I attribute the majorities in the Northeast and West (let’s not mince words here, that’s California and the few other urban centers Californians have moved to and ruined) who still support gun control to be a result of those areas having largely succeeded in destroying civilian gun ownership, and destroying the gun culture. What makes people go back and forth is knowing people who shoot, talking to people who shoot, and generally having some exposure to the culture. That’s why I keep stressing the idea that we can’t just write off other states because it’s not our state. For approximately 1/3rd of America, population wise, we’ve lost. We can never regain it without the assistance of the federal courts. Once that number hits 1/2, and probably sooner, the game will be over for us.
Dec 4, 2013
Breitbart: “Congressional Study: Murder Rate Nearly Halved from 1994 as Gun Ownership Soared” It’s almost like more guns != more crime. Not just nationally either. It’s almost like when ordinary people can more easily arm themselves, the criminals no longer feel they can rule the streets.
Dec 3, 2013
The UFA extension, that only takes the expiration date out another 10 years, has passed the House on a voice vote, meaning no one objected enough to call for a recorded vote. That’s basically the equivalent of it passing unanimously. I agree with John that renewal was a fore drawn conclusion. It’s Schumer’s games that we need to be prepared to fight on. Now they have a choice: they can either pass the House extension, or be seen playing political games with renewal, in which case nothing gets passed and the UFA expires.
Roll Call has an article about it here.
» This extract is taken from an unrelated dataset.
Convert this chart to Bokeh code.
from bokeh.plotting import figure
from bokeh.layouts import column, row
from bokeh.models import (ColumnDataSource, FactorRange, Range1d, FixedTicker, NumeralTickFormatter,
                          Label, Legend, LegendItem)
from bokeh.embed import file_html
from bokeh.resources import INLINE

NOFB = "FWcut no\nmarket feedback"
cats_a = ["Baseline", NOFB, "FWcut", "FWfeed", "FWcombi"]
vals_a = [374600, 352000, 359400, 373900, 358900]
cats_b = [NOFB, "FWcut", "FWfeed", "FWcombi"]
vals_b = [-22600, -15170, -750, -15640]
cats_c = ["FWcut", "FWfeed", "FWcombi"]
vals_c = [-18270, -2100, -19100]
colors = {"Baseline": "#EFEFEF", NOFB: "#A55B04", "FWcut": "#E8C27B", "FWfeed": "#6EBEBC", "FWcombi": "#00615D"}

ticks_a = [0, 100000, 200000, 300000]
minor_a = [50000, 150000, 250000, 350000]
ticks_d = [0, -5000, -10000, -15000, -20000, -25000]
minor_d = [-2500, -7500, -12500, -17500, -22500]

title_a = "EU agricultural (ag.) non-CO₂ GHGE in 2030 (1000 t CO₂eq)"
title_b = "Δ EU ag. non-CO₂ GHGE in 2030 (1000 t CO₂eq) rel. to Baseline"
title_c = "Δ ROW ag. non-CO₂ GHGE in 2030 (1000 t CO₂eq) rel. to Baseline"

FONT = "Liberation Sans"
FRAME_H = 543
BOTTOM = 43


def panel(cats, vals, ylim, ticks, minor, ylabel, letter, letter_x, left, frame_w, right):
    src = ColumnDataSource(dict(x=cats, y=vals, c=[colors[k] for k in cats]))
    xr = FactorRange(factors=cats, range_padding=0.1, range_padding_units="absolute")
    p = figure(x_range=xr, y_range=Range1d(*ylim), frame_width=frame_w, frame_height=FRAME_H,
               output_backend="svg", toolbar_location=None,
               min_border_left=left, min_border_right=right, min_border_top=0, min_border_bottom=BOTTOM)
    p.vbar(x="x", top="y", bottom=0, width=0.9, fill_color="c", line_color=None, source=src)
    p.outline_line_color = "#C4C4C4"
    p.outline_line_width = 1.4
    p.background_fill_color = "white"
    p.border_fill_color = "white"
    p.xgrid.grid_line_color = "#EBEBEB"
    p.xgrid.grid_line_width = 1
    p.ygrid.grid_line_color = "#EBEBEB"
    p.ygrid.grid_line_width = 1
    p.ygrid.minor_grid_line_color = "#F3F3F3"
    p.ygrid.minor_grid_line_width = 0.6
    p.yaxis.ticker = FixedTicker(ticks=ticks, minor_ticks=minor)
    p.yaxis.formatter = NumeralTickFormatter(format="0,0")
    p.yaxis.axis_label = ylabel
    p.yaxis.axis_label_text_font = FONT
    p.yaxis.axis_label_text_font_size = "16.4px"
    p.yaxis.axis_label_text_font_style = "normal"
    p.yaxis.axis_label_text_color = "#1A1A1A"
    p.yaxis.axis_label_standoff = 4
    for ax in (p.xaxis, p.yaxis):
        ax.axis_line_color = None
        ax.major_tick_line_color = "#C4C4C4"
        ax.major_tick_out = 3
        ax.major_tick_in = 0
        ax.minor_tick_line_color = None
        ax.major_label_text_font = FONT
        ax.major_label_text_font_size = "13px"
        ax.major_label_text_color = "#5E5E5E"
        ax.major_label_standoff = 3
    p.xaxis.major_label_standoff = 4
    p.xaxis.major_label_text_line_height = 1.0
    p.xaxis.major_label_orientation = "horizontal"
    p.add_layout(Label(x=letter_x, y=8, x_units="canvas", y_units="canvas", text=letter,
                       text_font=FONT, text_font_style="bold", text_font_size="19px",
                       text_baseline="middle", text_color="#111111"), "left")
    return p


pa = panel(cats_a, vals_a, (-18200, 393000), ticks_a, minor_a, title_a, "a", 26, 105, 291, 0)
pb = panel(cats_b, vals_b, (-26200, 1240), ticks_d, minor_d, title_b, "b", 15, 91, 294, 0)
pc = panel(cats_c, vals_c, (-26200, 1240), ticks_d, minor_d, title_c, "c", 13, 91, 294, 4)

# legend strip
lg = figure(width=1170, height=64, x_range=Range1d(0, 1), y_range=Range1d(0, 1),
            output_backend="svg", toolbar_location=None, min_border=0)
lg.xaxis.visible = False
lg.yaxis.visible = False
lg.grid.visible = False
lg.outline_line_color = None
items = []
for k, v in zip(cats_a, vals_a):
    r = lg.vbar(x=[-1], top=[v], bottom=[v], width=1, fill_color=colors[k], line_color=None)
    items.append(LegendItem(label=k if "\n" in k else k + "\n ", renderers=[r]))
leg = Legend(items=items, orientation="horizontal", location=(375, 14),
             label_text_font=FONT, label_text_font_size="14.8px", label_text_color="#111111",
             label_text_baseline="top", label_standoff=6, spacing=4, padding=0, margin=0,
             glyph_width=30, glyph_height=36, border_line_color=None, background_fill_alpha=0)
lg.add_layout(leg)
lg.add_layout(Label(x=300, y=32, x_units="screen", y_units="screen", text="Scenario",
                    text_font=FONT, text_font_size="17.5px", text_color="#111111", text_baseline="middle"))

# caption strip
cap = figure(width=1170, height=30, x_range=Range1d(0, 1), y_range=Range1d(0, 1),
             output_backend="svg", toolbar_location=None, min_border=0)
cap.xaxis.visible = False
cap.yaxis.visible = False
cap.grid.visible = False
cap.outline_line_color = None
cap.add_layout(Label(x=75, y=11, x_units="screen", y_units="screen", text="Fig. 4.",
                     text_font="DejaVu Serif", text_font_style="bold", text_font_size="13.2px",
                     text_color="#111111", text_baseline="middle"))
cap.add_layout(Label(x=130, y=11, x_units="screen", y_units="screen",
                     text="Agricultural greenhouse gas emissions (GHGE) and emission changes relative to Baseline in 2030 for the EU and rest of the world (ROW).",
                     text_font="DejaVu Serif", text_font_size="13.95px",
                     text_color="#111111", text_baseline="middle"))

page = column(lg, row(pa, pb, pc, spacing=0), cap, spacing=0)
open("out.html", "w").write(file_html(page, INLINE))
NRA has issued a release stating that expansion of the UFA is not what’s up in the House right now, and they will oppose any expansion.
Dec 3, 2013
The issue of Massachusetts gun licensing delays is getting attention from non-gun sources, and they highlight the reports of nearly 1,000 gun owners who have had their licenses delayed past the point of the state breaking its own laws.
The article highlights a Senate Democrat who notes that this squarely falls on the shoulders of the Deval Patrick administration, and they include the fact that Attorney General Martha Coakley is refusing to investigate why the state government is violating the law, nor will her office even answer public questions on the matter.
Sadly, this isn’t new to Massachusetts gun owners. The government there has had a history of delaying licenses that are needed in order to continue lawfully possessing your guns. It was an issue when I lived there and had to get my gun license.
Dec 3, 2013
National Review posted a column from Stephen Halbrook that comes from his latest book that looks at how German gun registry laws were used to disarm political opponents and Jews around World War II. What I find most interesting is that in less than 36 hours, it’s already generated more than 500 comments. Clearly, it’s a topic that gets people talking and reading.